La prima alternativa è l’articolo 32 della direttiva europea che permette di ricapitalizzare la banca in difficoltà con fondi pubblici senza che questa venga messa in risoluzione, permettendo così l’applicazione di un «mezzo bail-in», facendo sì che a contribuire alla risanazione siano solo azionisti e obbligazionisti subordinati. Purtroppo questa via di uscita provocherebbe comunque un ingente perdita per i risparmiatori italiani, e a livello politico comporterebbe quasi sicuramente un clamoroso autogol per il governo attuale.
L’altra soluzione sarebbe quella della Comunicazione bancaria emessa nel 2013 dalla Commissione europea che, al punto 45, sancisce che è permesso limitare ulteriormente o sospendere il provvedimento del «bail-in» se anche l’alternativa espressa nell’articolo 32 mettesse in pericolo la situazione finanziaria dell’intero paese: ovvero se si verificasse lo scenario del «Bank run», cioè una corsa agli sportelli analoga a quella greca dello scorso anno.
In pratica l’unica mossa possibile del governo italiano in questo complesso scacchiere è quella di cercare di convincere gli altri paesi che se non si concede una deroga per l’Italia gli effetti potrebbero essere devastanti.
Tuttavia è lecito chiedersi se quest’ultima soluzione sia quella adeguata per affrontare il problema. Innanzitutto non è certo che la maggior parte degli obbligazionisti subordinati siano completamente all’oscuro dei rischi del loro investimento, né che tutti i clienti siano stati truffati dai propri istituti di credito. Questo ci fa sorgere la domanda se sia giusto allora che lo Stato paghi anche per chi ha deciso di rischiare con i propri soldi, e se non sia forse sensato applicare il «bail-in» e restituire i soldi solamente alle vittime dell’eventuale frode.
In questi giorni l’istituto bancario che preoccupa maggiormente l’Italia è Monte Paschi di Siena, che si trova un enorme macigno nel proprio bilancio composto da 200 miliardi di sofferenze, ovvero circa 83 miliardi netti di crediti inesigibili, che minacciano la sopravvivenza della banca.
Fortunatamente in questi giorni è arrivato il nullaosta da parte dell’Eurotower per il piano di salvataggio di Mps. La soluzione consiste nella vendita di 9,7 miliardi di crediti deteriorati netti, ovvero un ammontare di 27 miliardi lordi su un totale di 47 miliardi. Ma a chi saranno ceduti questi «non performig loans»? Ad Atlante 2, ovvero la seconda versione del fondo d’investimento alternativo creato appositamente per aiutare la ricapitalizzazione degli istituti finanziari italiani, che contribuirà con una donazione di 3 o 4 miliardi. Ieri la Bce ha dato il via libera al piano sulle sofferenze e sull’aumento di capitale.

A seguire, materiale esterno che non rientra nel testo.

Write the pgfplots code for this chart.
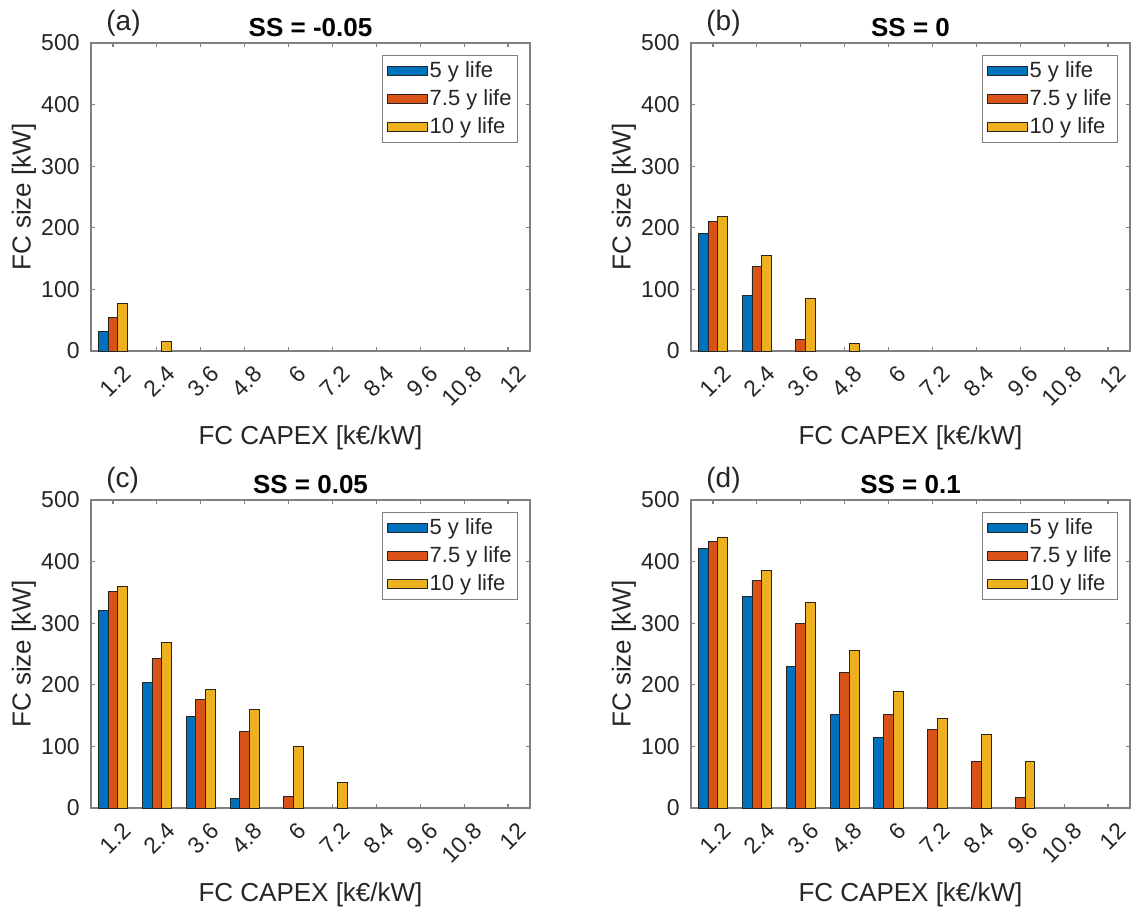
\documentclass[border=0pt]{standalone}
\usepackage{pgfplots}
\pgfplotsset{compat=1.18}
\usepackage{fontspec}
\setmainfont{Liberation Sans}
\definecolor{mb}{rgb}{0,0.447,0.741}
\definecolor{mr}{rgb}{0.85,0.325,0.098}
\definecolor{my}{rgb}{0.929,0.694,0.125}
\definecolor{axgray}{gray}{0.5}
\definecolor{txt}{gray}{0.15}
\pgfplotsset{
 every axis title shift=0pt,
 panel/.style={
  scale only axis, width=219.5pt, height=154pt, clip=false,
  xmin=0.5, xmax=10.5, ymin=0, ymax=500,
  xtick={1,...,10}, xticklabels={1.2,2.4,3.6,4.8,6,7.2,8.4,9.6,10.8,12},
  ytick={0,100,...,500},
  tick align=inside, major tick length=2.2pt,
  axis line style={draw=axgray, line width=0.6pt},
  tick style={draw=axgray, line width=0.6pt},
  /pgf/number format/assume math mode=true,
  ticklabel style={font=\fontsize{11.5}{13}\selectfont, text=txt},
  xticklabel style={inner sep=0pt, xshift=4pt, yshift=-6.5pt, rotate=45, anchor=north east},
  yticklabel style={inner sep=0pt, xshift=-5.5pt},
  xlabel={FC CAPEX [k€/kW]},
  ylabel={FC size [kW]},
  label style={font=\fontsize{13}{15}\selectfont, text=txt},
  xlabel style={at={(axis description cs:0.5,-0.2825)}, anchor=center},
  ylabel style={at={(axis description cs:-0.1526,0.5)}, anchor=center},
  title style={font=\bfseries\fontsize{13}{15}\selectfont, text=black, at={(axis description cs:0.5,1)}, anchor=base, yshift=3pt, inner sep=0pt},
  legend style={at={(axis description cs:1,1)}, anchor=north east, xshift=-6pt, yshift=-6pt,
    draw=axgray, fill=white, font=\fontsize{11}{13}\selectfont, text=txt,
    inner xsep=2pt, inner ysep=2pt, nodes={inner sep=1pt}, row sep=2.5pt},
  legend cell align=left,
 },
 bb/.style={ybar, bar width=0.222, draw=black!85, line width=0.45pt, fill=#1,
   legend image code/.code={\draw[##1] (0pt,-2.3pt) rectangle (20pt,2.3pt);}},
}
\tikzset{plab/.style={anchor=base west, font=\fontsize{14}{16}\selectfont, text=txt, inner sep=0pt, xshift=7.5pt, yshift=6pt}}
\begin{document}
\begin{tikzpicture}
\useasboundingbox (0,0) rectangle (566pt,454.5pt);
% (a)
\begin{axis}[panel, at={(45.5pt,279pt)}, anchor=south west, title={SS = -0.05}]
\addplot[bb=mb, bar shift=-0.222] coordinates {(1,31)};
\addplot[bb=mr, bar shift=0] coordinates {(1,55)};
\addplot[bb=my, bar shift=0.222] coordinates {(1,77) (2,15)};
\legend{5 y life, 7.5 y life, 10 y life}
\node[plab] at (rel axis cs:0,1) {(a)};
\end{axis}
% (b)
\begin{axis}[panel, at={(345.5pt,279pt)}, anchor=south west, title={SS = 0}]
\addplot[bb=mb, bar shift=-0.222] coordinates {(1,190) (2,90)};
\addplot[bb=mr, bar shift=0] coordinates {(1,210) (2,137) (3,19)};
\addplot[bb=my, bar shift=0.222] coordinates {(1,219) (2,155) (3,85) (4,13)};
\legend{5 y life, 7.5 y life, 10 y life}
\node[plab] at (rel axis cs:0,1) {(b)};
\end{axis}
% (c)
\begin{axis}[panel, at={(45.5pt,50.5pt)}, anchor=south west, title={SS = 0.05}]
\addplot[bb=mb, bar shift=-0.222] coordinates {(1,320) (2,204) (3,149) (4,16)};
\addplot[bb=mr, bar shift=0] coordinates {(1,351) (2,243) (3,176) (4,124) (5,18)};
\addplot[bb=my, bar shift=0.222] coordinates {(1,360) (2,268) (3,192) (4,160) (5,100) (6,41)};
\legend{5 y life, 7.5 y life, 10 y life}
\node[plab] at (rel axis cs:0,1) {(c)};
\end{axis}
% (d)
\begin{axis}[panel, at={(345.5pt,50.5pt)}, anchor=south west, title={SS = 0.1}]
\addplot[bb=mb, bar shift=-0.222] coordinates {(1,421) (2,344) (3,230) (4,152) (5,114)};
\addplot[bb=mr, bar shift=0] coordinates {(1,433) (2,369) (3,299) (4,220) (5,152) (6,128) (7,76) (8,17)};
\addplot[bb=my, bar shift=0.222] coordinates {(1,440) (2,385) (3,333) (4,255) (5,190) (6,146) (7,119) (8,76)};
\legend{5 y life, 7.5 y life, 10 y life}
\node[plab] at (rel axis cs:0,1) {(d)};
\end{axis}
\end{tikzpicture}
\end{document}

E chi contribuirà? I sottoscrittori del nuovo fondo saranno Atlante 1, con il versamento di 1,2 miliardi, Adepp, ovvero l’Associazione degli enti previdenziali privati, che contribuirà inizialmente per 500 milioni, la Cassa depositi e prestiti, con altri 500 milioni, Sga Banco di Napoli, con 500 milioni, e le assicurazioni Unipol e Generali con altre banche come Unicredit, che verseranno il rimanente.
Inoltre per Mps si avrà anche un aumento di capitale di circa 5 miliardi di euro: molto di più di quanto ne vale la banca, ovvero quasi sei volte superiore dell’attuale valore di Borsa di Monte Paschi.
E queste soluzioni stanno funzionando? Ancora non si può prevederlo: questo solo il tempo ce lo potrà dire. Di positivo vi è che il 27 luglio Mps è volata in Borsa crescendo del 2,66 per cento circa, e questo fa ben sperare per il futuro.
Lorenzo Codogno, che è stato il capo economista del M
inistero del Tesoro e oggi insegna alla London School of Economics ed è fondatore e capo economista della società di consulenza finanziaria LC Macro Advisors, ha detto in un’intervista al Fatto Quotidiano del 5 luglio 2016 che «purtroppo l’Italia rimane un paese esposto, vulnerabile, finché non sarà ridotto il debito pubblico e risolti i problemi delle banche» e che «prima si riduce l’incertezza, prima si può parlare di crescita futura».